Ben Whishaw’s mellifluous vocals are just the right antidote, soothing and mature yet still capable of naive observations; a balance nailed by the cuddly digital effects team. “I think I shall probably sleep over there in that… bin,” he deadpans, with an endearing honesty.
Sally Hawkins, though, delivers the film’s real soul: a warm, welcoming attitude that honours the explorer’s original invitation and contrasts with the capital’s otherwise cold population, whether it’s Peter Capaldi as a NIMBY neighbour or Nicole Kidman as a scheming taxidermist, who wants to kill the Peruvian animal and stuff him.
In anyone else’s hands, the nastiness could be traumatic or the sweet emotion sickly or overstated, but Kidman plays her cruelty for giggles, while the squeaking Hawkins smiles with just the right amount of sincerity. Her message is echoed throughout King’s clever production, which uses Nick Urata’s score and calypso songs from D Lime to remind us of London’s multi-cultural world, and conjures up endlessly enchanting set pieces with the tangible fuzz of the director’s indie roots. Even the script’s comedy is all-inclusive, combining an impressive array of slapstick stunts with puns and musical gags. There is, quite literally, bare humour.

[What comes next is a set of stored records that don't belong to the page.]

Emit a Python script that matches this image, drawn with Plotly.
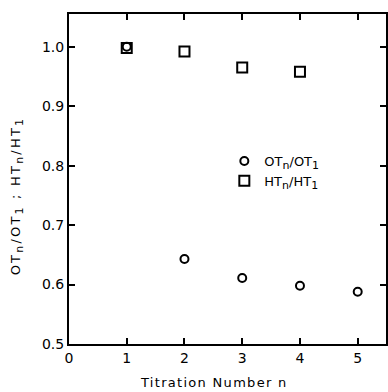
import plotly.graph_objects as go

n_ot = [1, 2, 3, 4, 5]
ot_ratio = [1.0, 0.643, 0.611, 0.598, 0.588]
n_ht = [1, 2, 3, 4]
ht_ratio = [0.998, 0.992, 0.965, 0.958]

x_ticks = [0, 1, 2, 3, 4, 5]
x_ticktext = ["0", "1", "2", "3", "4", "5"]
y_ticks = [0.5, 0.6, 0.7, 0.8, 0.9, 1.0]
y_ticktext = ["0.5", "0.6", "0.7", "0.8", "0.9", "1.0"]

FONT = "DejaVu Sans"


def sub(s, px=11):
    return f'<sub><span style="font-size:{px}px">{s}</span></sub>'


ot_label = f"OT{sub('n')}/OT{sub('1')}"
ht_label = f"HT{sub('n')}/HT{sub('1')}"
y_title = (f'<span style="letter-spacing:2.2px">OT{sub("n")}/OT{sub("1")} ; '
           f'HT{sub("n")}/HT{sub("1")}</span>')
x_title = '<span style="letter-spacing:1.3px">Titration Number n</span>'

fig = go.Figure()
fig.add_trace(go.Scatter(
    x=n_ot, y=ot_ratio, mode="markers", name=ot_label,
    marker=dict(symbol="circle-open", size=8, color="black", line=dict(width=2, color="black")),
))
fig.add_trace(go.Scatter(
    x=n_ht, y=ht_ratio, mode="markers", name=ht_label,
    marker=dict(symbol="square-open", size=10, color="black", line=dict(width=2, color="black")),
))

fig.update_layout(
    width=388, height=392,
    margin=dict(l=69, r=0, t=14, b=48),
    paper_bgcolor="white", plot_bgcolor="white",
    font=dict(family=FONT, size=13, color="black"),
    showlegend=True,
    legend=dict(x=0.49, y=0.6, xanchor="left", yanchor="top",
                bgcolor="rgba(0,0,0,0)", borderwidth=0,
                font=dict(family=FONT, size=13, color="black"),
                itemwidth=30, tracegroupgap=0),
    xaxis=dict(range=[0, 5.49], tickvals=x_ticks, ticktext=x_ticktext,
               ticks="inside", ticklen=6, tickwidth=1.5, tickcolor="black",
               showline=True, linewidth=2, linecolor="black", mirror="ticks",
               showgrid=False, zeroline=False,
               tickfont=dict(family=FONT, size=14)),
    yaxis=dict(range=[0.5, 1.055], tickvals=y_ticks, ticktext=y_ticktext,
               ticks="inside", ticklen=6, tickwidth=1.5, tickcolor="black",
               showline=True, linewidth=2, linecolor="black", mirror="ticks",
               showgrid=False, zeroline=False,
               tickfont=dict(family=FONT, size=14)),
    annotations=[
        dict(text=x_title, xref="paper", yref="paper", x=(215 - 69) / 319, y=-(382 - 344) / 330,
             xanchor="center", yanchor="middle", showarrow=False,
             font=dict(family=FONT, size=13, color="black")),
        dict(text=y_title, xref="paper", yref="paper", x=-(69 - 17) / 319, y=(344 - 196) / 330,
             xanchor="center", yanchor="middle", showarrow=False, textangle=-90,
             font=dict(family=FONT, size=13, color="black")),
    ],
)

fig.write_html("out.html", post_script="document.body.style.margin='0';",
               config={"displayModeBar": False})
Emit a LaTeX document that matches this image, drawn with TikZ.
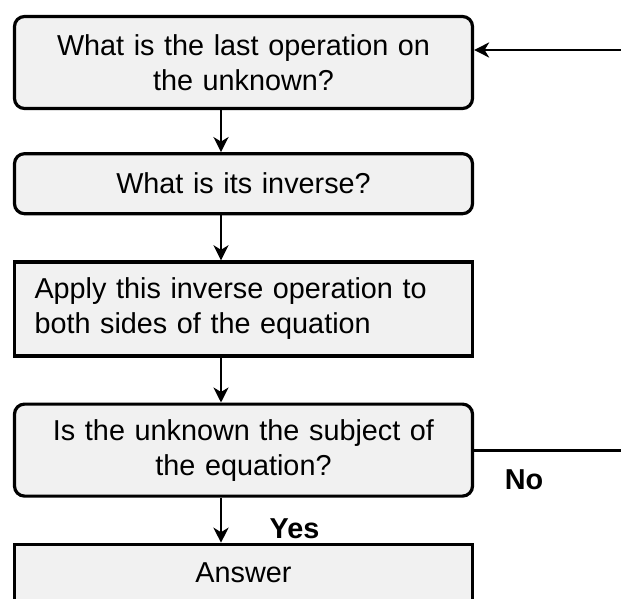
\documentclass[tikz,border=0pt]{standalone}
\usepackage{fontspec}
\setmainfont{Liberation Sans}
\usetikzlibrary{arrows.meta,positioning}

\definecolor{boxfill}{HTML}{F1F1F1}

\begin{document}
\begin{tikzpicture}[
        x=1pt, y=1pt,
        question/.style={
            draw,
            line width=3.2pt,
            rounded corners=10pt,
            fill=boxfill,
            align=center,
            text width=418pt,
            inner xsep=20pt,
            font=\fontsize{28.8}{35}\selectfont
        },
        action/.style={
            question,
            rounded corners=0pt
        },
        lbl/.style={
            font=\fontsize{28.8}{35}\selectfont\bfseries,
            inner sep=0pt
        },
        flow/.style={-{Stealth[length=15pt,width=15pt,inset=4.5pt]},line width=2.8pt},
        node distance=45pt
    ]

        \useasboundingbox (0,0) rectangle (621,-599);
        \clip (0,0) rectangle (621,-599);

        \node[question, minimum height=92pt] (last) at (243.5,-62.5)
            {What is the last operation on\\the unknown?};
        \node[question, minimum height=60pt, below=42pt of last]
            (inv) {What is its inverse?};
        \node[action, minimum height=94pt, align=left, below=of inv]
            (apply) {Apply this inverse operation to\\both sides of the equation};
        \node[question, minimum height=92pt, below=of apply]
            (check) {Is the unknown the subject of\\the equation?};
        \node[action, minimum height=57pt, below=of check]
            (ans) {Answer};

        \node[lbl] (yes) at ([shift={(51pt,-31pt)}]check.south) {Yes};
        \node[lbl] (no) at ([shift={(50pt,-30pt)}]check.east) {No};

        \draw[flow] ([xshift=-22.5pt]last.south) -- ([xshift=-22.5pt]inv.north);
        \draw[flow] ([xshift=-22.5pt]inv.south) -- ([xshift=-22.5pt]apply.north);
        \draw[flow] ([xshift=-22.5pt]apply.south) -- ([xshift=-22.5pt]check.north);
        \draw[flow] ([xshift=-22.5pt]check.south) -- ([xshift=-22.5pt]ans.north);

        % Loop back up past the right edge of the picture.
        \coordinate (loop) at (640,-50);
        \draw[flow] (check.east) -| (loop) -- (loop -| last.east);

    \end{tikzpicture}
\end{document}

The result is a family film that embraces everyone in the audience, regardless of age or origin. (A sequel would, surely, be called “Paddington: International”.) In a year where we’ve seen the rise of UKIP, Paddington is a lovely reminder that people are capable of kindness and tolerance. One scene sees a fellow orphan, played by Jim Broadbent, retell the story of his wartime evacuation to another country. “My body came,” he smiles, “but my heart… took a little longer to arrive.” Paddington’s has no such delays.